Extensions of First Order Logic
- Author: Maria Manzano
- Language: English
- Series: Cambridge Tracts in Theoretical Computer Science
- Publisher: Cambridge University Press
- Publication date: August 2005
- ISBN: 978-0-521-01902-6

= Extensions of First Order Logic =

Book on mathematical logic

Extensions of First Order Logic is a book on mathematical logic. It was written by María Manzano, and published in 1996 by the Cambridge University Press as volume 19 of their book series Cambridge Tracts in Theoretical Computer Science.

==Topics==
The book concerns forms of logic that go beyond first-order logic, and in particular (following the work of Leon Henkin) the project of unifying them by translating all of these extensions into a specific form of logic, many-sorted logic. Beyond many-sorted logic, its topics include second-order logic (including its incompleteness and relation with Peano arithmetic), second-order arithmetic, type theory (in relational, functional, and equational forms), modal logic, and dynamic logic.

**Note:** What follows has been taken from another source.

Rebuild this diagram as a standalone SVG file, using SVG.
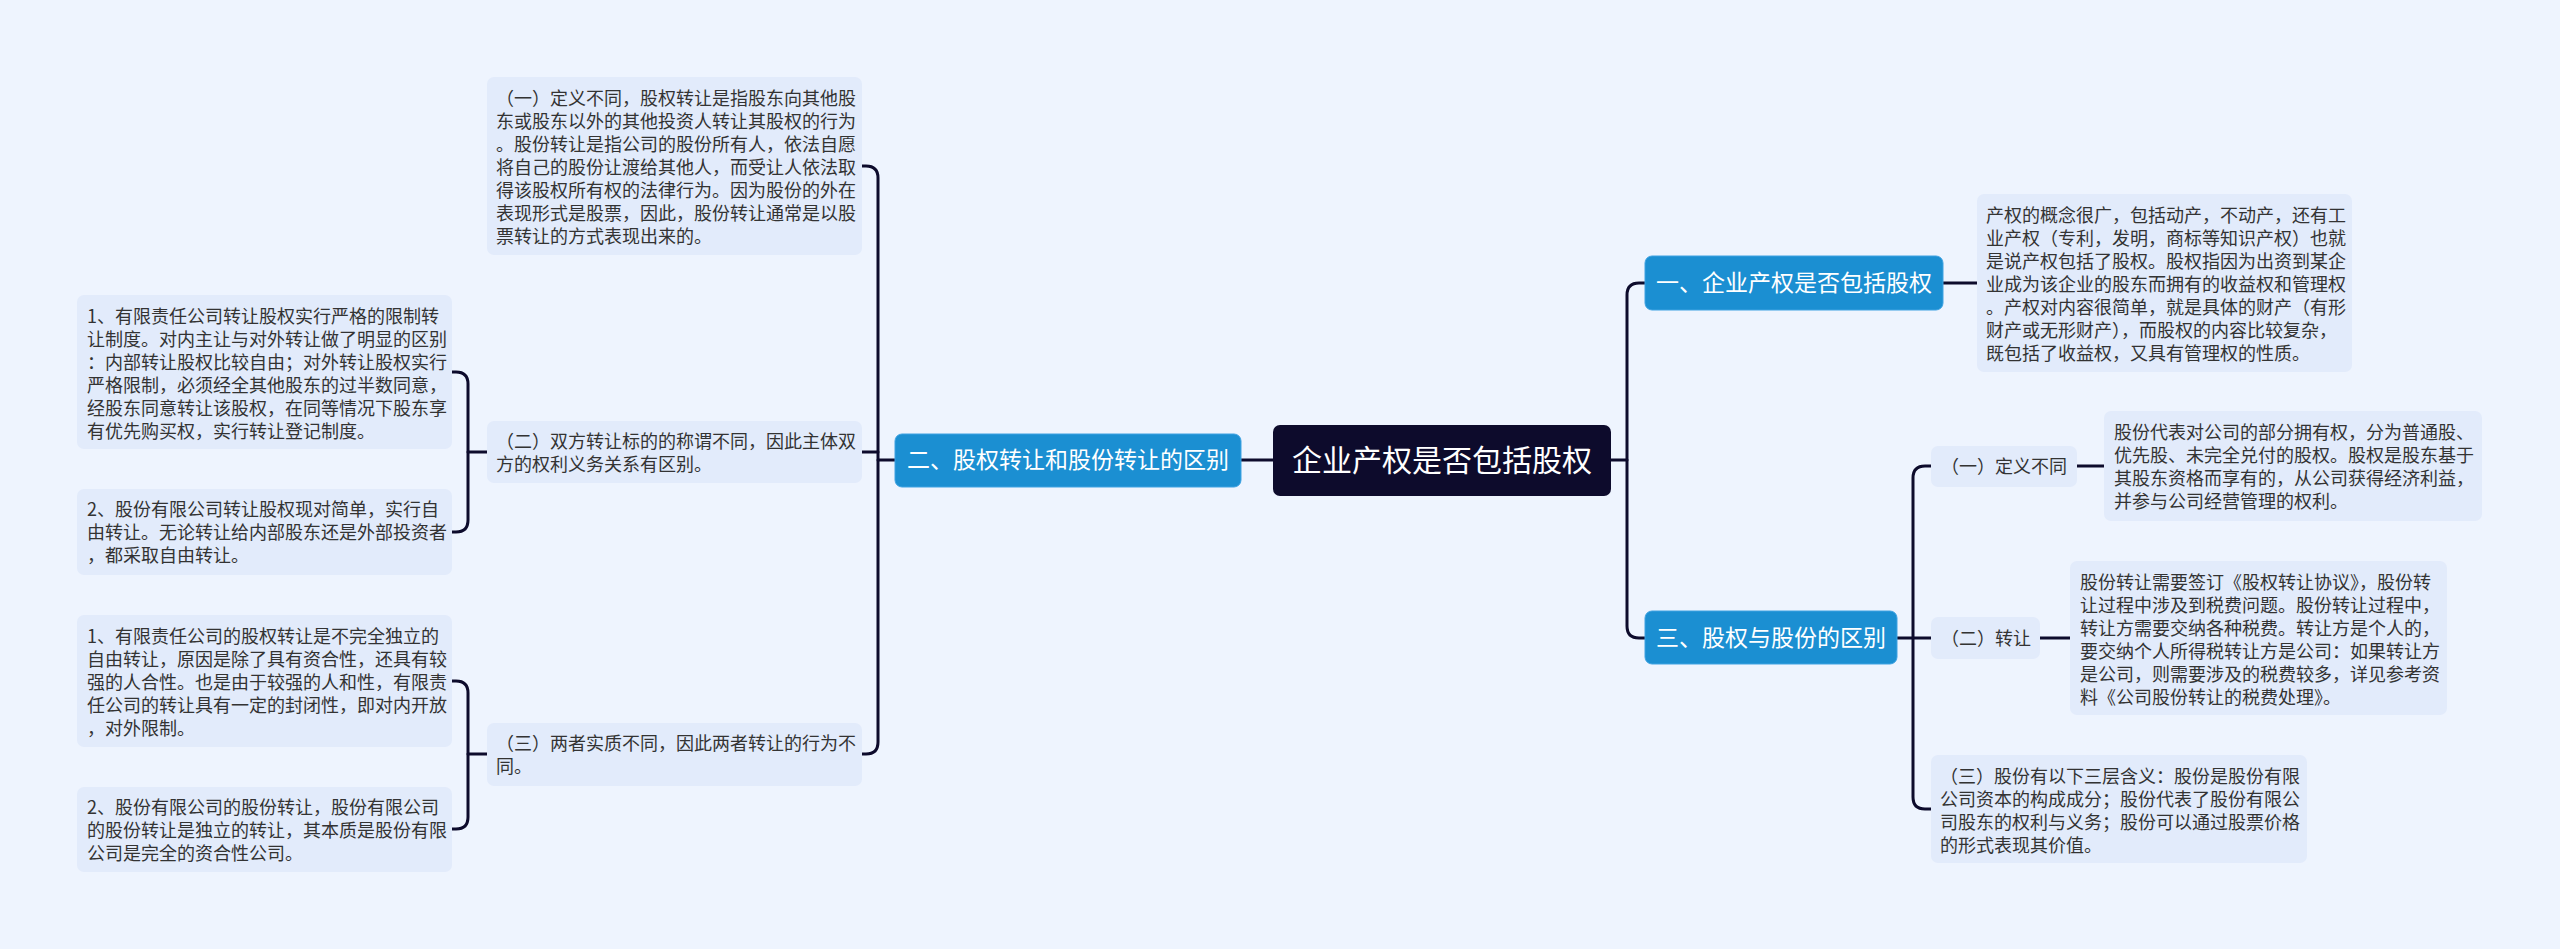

It is organized into seven chapters. The first concerns second-order logic in its standard form, and it proves several foundational results for this logic. The second chapter introduces the sequent calculus, a method of making sound deductions in second-order logic, and its incompleteness. The third continues the topic of second-order logic, showing how to formulate Peano arithmetic in it, and using Gödel's first incompleteness theorem to provide a second proof of incompleteness of second-order logic. Chapter four formulates a non-standard semantics for second-order logic (from Henkin), in which quantification over relations is limited to only the definable relations. It defines this semantics in terms of "second-order frames" and "general structures", constructions that will be used to formulate second-order concepts within many-sorted logic. In the fifth chapter, the same concepts are used to give a non-standard semantics to type theory. After these chapters on other types of logic, the final two chapters introduce many-sorted logic, prove its soundness, completeness, and compactness, and describe how to translate the other forms of logic into it.

==Audience and reception==
Although the book is intended as a textbook for advanced undergraduates or beginning graduate students, reviewer Mohamed Amer suggests that it does not have enough exercises to support a course in its subject, and that some of its proofs are lacking in detail. Reviewer Hans Jürgen Ohlbach suggests that it would be more usable as a reference than a textbook, and states that "it is certainly not suitable for undergraduates".

Reviewer Yde Venema wonders how much of the logical power and useful properties of the various systems treated in this book have been lost in the translation to many-sorted logic, worries about the jump in computational complexity of automated theorem proving caused by the translation, complains about the book's clarity of exposition becoming lost in case analysis, and was disappointed at the lack of coverage of Montague grammar, fixed-point logic, and non-monotonic logic. Nevertheless, Venema recommends the book for courses introducing students to second-order and many-sorted logics, praising the book for its "overwhelming and catching enthusiasm". And reviewer B. Boričić calls it "nice and clearly written", "an appropriate introduction and reference", recommending it to researchers in several disciplines (mathematics, computer science, linguistics, and philosophy) where advanced forms of logic are important.